I knew the answer to this question, but I've forgotten :roll:

What are the make of these switches in our Busrtner? They're not made by CBE, they're someone else but I can't remember who.

Any ideas?



















Thanks in advance!


----------



## listerdiesel (Aug 3, 2012)

Look like they may be Clipsal, but they would have their name inside the moulding on the back.

Peter


----------



## raynipper (Aug 4, 2008)

Look a bit German Addie. Like our Hobby ones.

Ray.


----------



## Senator (Apr 24, 2008)

Addie said:


> I knew the answer to this question, but I've forgotten :roll:
> 
> What are the make of these switches in our Busrtner? They're not made by CBE, they're someone else but I can't remember who.
> 
> ...


Cak Tanks (www.caktanks.com) sell a switch that looks like the one you show. In their catalogue (page 87) it is called a Berker Twin On Off Switch. They also sell a Berker 1 Module cover to go with it.

Hope this helps?

Mark


----------



## Morphology (Jul 23, 2010)

+1 Berker


----------



## Addie (Aug 5, 2008)

Thanks for rapid replies guys, it was Berker that was on the tip of my tongue and it would appear they are nowhere near as common as the CBE style switches currently used.
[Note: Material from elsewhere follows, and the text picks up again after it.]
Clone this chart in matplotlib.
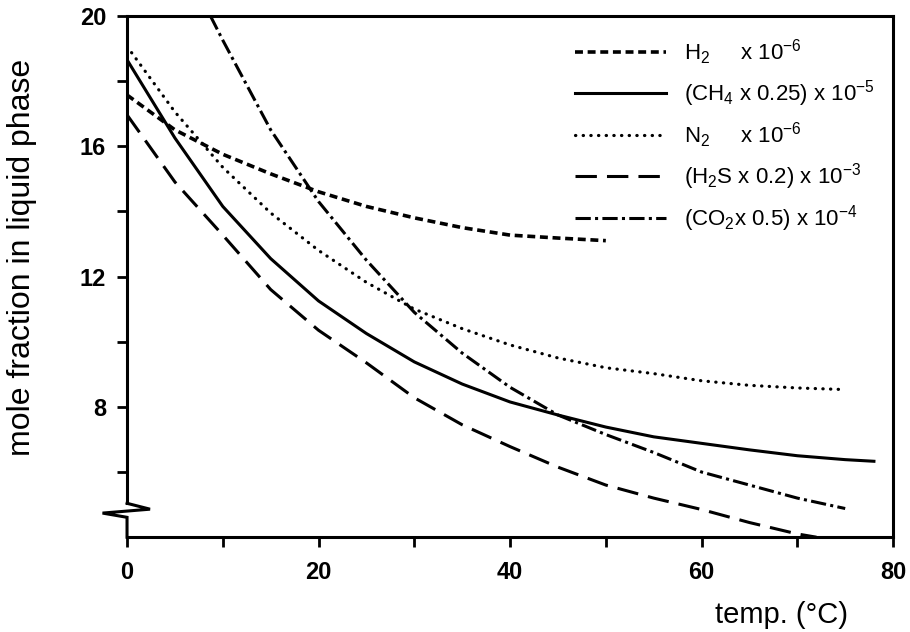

Was hoping to pick one up on eBay for a few quid :roll:

If anyone is looking for them in future, here is a link to CAK tanks full range: http://leisurelines.net/berker-switches--sockets-166-c.asp

All the best,

Adam


----------



## Talaris (Aug 19, 2012)

Available from furneaux ridall on the net. Good price too.


----------



## Talaris (Aug 19, 2012)

Available from furneaux ridall on the net. Good price too.


----------



## Techno100 (May 8, 2010)

Looks like an expensive website for other stuff tho 8O Is this CAK Tanks ?
Sureflo water pump I just bought as an onboard spare for £56.95 inc P&P
is £79 plus :lol: no way Jose


----------



## Talaris (Aug 19, 2012)

He asked about Berker. I wasn't giving a commentary on the whole site just in case you thought I was. I didn't have the time to trawl through and do a comparison on everything.


----------



## Techno100 (May 8, 2010)

I was refering to the CAK tanks link not yours :roll: you didn't post a link just double posted a name


----------



## Techno100 (May 8, 2010)

http://www.furneauxriddall.com/acatalog/Berker_Switches2.html


----------



## Talaris (Aug 19, 2012)

Oh ok. Misinterpreted your post.


----------